Quinn, trounced by de Blasio in the Democratic primary, will step down as speaker at the end of the year when she is forced out by term limits.

The moderate Quinn and Mark-Viverito clashed on many issues, including the living-wage bill, stop-and-frisk reform and the elimination of horse-drawn carriages in Central Park. Quinn successfully pushed for Mark-Viverito’s council seat to be redistricted.

Mark-Viverito, 44, a native of Puerto Rico, shares a key political patron with de Blasio — the Working Families Party, which is backing her run for re-election and his for mayor.

De Blasio is lobbying council members through Working Families Party surrogates, another insider told The Post.

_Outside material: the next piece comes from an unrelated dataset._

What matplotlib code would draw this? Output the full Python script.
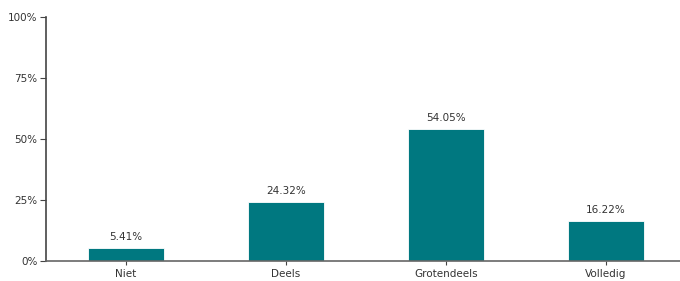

“Clearly, he’s asked them to do this,” the source said. “That way, there’s a degree of separation if it doesn’t work out. If you’re de Blasio, you don’t want your fingerprints on it till you win.”

The party denied supporting Mark-Viverito.

“WFP doesn’t have a speaker candidate,” spokesman Joe Dinkin said.

Other council members thought to be in the running for the speaker’s job include Dan Garodnick, Inez Dickens, James Vacca, Mark Weprin, Annabel Palma, Jumaane Williams and Jimmy Van Bramer.

Some Dems are already saying Mark-Viverito, on the council since 2006 and the head of its Parks and Recreation Committee, would be a bad choice.

“She’s nasty. She has a terrible temper,” one said. “She’s very good on talking about all these progressive things, but she doesn’t work hard, and she doesn’t know how to engage people.”

Mark-Viverito and de Blasio declined to comment.

The next speaker will have to garner 26 votes from 51 council members. Mark-Viverito could be favored among the 27-member Black, Latino and Asian Caucus but still faces obstacles.

Dickens, dogged by charges that she’s a slumlord, could pose a challenge if she remains in the running, said outgoing Councilman Michael Nelson.

“Melissa is intelligent, sharp and well spoken, but if Inez stays in it, that’s going to be the thing that keeps her from getting it,” he said. “There will be a split in the black and Latino caucus.”